---------- Entries shown ----------

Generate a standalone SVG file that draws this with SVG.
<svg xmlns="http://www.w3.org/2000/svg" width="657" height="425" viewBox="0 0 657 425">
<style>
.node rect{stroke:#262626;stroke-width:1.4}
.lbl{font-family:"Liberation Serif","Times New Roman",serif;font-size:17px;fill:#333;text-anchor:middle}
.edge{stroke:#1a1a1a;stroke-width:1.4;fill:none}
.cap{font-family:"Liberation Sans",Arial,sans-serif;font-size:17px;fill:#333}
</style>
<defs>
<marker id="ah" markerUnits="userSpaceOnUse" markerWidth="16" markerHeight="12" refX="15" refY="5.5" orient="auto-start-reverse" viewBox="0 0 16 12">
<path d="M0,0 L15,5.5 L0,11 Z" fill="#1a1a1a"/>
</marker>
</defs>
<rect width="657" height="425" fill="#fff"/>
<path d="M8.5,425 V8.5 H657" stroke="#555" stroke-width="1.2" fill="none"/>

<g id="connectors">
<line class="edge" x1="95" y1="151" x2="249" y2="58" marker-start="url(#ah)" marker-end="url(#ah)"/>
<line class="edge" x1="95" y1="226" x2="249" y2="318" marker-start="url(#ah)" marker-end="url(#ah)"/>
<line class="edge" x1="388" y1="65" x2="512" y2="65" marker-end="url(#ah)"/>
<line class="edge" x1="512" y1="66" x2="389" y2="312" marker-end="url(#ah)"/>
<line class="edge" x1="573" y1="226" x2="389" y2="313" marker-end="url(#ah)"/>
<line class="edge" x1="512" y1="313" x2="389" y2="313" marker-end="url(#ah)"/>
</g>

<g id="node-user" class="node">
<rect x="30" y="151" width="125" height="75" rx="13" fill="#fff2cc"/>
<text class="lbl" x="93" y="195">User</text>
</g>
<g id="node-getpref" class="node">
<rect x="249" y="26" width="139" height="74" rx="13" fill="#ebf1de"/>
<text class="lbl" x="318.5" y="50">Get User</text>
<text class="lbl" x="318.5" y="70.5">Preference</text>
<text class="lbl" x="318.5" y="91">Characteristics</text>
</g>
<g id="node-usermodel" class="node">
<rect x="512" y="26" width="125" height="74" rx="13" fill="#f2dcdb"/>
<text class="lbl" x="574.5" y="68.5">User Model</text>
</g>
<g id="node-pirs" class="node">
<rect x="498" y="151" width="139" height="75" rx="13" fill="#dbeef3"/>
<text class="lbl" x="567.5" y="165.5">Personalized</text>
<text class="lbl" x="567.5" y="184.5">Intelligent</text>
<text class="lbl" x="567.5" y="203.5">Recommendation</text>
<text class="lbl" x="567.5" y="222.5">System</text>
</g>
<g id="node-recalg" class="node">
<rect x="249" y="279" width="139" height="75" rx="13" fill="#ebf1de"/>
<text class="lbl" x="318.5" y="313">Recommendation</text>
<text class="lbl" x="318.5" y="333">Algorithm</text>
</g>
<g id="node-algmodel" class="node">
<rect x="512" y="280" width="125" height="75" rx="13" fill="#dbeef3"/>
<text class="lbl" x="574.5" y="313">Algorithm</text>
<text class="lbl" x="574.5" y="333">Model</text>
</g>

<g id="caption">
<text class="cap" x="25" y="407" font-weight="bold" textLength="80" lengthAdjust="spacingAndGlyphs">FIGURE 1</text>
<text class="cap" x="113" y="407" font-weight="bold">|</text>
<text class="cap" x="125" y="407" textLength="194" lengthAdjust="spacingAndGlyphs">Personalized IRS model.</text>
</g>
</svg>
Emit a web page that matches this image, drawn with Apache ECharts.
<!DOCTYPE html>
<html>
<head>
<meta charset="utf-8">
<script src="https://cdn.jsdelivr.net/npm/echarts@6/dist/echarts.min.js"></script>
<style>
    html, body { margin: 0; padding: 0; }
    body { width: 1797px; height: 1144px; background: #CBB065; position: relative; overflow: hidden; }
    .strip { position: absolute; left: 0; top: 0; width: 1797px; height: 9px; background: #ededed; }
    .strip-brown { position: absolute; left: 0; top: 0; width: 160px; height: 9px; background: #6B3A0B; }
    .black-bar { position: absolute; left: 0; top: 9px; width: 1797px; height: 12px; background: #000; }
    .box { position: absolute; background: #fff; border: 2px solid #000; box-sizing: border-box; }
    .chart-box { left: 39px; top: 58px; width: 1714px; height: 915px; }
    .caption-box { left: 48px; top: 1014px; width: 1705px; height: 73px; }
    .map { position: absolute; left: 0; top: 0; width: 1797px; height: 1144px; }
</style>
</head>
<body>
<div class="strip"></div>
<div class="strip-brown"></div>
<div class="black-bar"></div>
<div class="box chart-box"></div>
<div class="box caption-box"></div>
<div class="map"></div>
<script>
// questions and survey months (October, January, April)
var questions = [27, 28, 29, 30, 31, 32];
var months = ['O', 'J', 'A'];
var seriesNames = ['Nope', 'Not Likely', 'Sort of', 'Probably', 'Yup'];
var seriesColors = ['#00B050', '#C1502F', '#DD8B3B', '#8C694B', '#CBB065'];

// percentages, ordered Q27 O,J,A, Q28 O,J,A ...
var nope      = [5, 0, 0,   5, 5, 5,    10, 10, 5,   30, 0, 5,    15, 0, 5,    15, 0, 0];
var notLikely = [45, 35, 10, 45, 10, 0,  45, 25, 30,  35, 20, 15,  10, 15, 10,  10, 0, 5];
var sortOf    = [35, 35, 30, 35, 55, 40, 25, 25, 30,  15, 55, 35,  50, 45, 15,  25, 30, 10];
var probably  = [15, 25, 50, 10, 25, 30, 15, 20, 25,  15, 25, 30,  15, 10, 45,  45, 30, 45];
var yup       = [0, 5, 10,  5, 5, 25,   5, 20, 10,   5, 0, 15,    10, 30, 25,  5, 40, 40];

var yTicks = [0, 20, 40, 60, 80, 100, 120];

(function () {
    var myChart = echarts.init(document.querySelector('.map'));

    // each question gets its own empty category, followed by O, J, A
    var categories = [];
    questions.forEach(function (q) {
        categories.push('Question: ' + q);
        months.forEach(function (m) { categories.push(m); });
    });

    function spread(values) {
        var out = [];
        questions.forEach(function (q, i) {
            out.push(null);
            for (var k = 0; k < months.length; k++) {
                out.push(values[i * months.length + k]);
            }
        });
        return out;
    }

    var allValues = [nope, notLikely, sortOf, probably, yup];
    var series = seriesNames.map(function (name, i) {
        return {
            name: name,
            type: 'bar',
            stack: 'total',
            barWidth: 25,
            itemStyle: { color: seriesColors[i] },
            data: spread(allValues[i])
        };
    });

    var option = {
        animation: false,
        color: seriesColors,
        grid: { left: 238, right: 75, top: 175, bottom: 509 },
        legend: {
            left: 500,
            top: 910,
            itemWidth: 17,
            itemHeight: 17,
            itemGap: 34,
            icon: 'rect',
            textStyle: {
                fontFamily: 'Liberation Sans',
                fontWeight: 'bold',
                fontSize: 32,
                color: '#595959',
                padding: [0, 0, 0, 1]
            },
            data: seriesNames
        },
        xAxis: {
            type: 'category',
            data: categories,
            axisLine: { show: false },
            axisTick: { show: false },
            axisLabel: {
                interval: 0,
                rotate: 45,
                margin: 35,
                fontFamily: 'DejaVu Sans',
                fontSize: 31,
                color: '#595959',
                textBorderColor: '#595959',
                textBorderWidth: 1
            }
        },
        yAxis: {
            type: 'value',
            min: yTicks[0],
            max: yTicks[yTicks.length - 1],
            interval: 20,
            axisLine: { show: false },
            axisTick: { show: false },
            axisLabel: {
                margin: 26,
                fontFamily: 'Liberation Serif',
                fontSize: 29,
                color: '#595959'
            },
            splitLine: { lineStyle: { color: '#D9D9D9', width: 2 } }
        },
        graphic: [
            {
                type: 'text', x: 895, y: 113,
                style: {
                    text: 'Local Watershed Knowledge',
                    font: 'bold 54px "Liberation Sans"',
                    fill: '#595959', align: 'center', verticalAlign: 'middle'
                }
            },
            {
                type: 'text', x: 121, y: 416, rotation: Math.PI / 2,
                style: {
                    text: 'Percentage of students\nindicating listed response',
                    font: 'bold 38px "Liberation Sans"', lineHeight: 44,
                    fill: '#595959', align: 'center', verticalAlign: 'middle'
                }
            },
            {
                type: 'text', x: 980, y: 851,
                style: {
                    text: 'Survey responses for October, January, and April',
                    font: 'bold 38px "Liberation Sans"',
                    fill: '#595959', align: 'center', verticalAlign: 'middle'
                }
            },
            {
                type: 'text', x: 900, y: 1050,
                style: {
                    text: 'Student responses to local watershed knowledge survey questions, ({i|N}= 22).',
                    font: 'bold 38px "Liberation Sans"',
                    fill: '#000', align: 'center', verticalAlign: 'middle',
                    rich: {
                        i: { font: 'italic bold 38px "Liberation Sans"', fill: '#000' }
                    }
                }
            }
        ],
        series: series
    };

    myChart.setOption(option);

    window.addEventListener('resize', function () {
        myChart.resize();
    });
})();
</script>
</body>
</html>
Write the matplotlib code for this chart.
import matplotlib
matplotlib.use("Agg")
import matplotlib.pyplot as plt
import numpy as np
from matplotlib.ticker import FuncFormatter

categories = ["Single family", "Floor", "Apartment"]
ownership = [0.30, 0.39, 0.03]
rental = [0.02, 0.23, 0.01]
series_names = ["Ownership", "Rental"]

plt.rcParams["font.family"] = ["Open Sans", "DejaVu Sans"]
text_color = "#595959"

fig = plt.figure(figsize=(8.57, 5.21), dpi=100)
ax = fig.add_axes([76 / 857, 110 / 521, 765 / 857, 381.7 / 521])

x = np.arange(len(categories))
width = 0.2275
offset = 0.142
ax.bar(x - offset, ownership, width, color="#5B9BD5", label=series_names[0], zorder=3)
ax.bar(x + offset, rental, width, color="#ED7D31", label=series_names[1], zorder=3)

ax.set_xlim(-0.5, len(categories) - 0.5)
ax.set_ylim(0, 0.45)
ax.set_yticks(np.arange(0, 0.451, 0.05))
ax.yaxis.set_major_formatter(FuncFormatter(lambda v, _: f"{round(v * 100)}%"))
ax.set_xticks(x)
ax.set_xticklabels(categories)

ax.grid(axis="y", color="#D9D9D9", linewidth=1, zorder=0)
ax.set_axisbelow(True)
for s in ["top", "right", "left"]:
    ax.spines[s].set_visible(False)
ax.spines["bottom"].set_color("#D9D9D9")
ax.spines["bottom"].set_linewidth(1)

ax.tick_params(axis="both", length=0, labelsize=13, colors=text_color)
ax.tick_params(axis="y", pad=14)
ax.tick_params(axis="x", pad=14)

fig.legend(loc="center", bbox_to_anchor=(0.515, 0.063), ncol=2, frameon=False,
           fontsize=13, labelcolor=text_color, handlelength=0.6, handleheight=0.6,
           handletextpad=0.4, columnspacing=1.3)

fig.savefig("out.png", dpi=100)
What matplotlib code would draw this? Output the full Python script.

----------

How many lines of the entries above hold the string "code"? Reply with the number alone.

2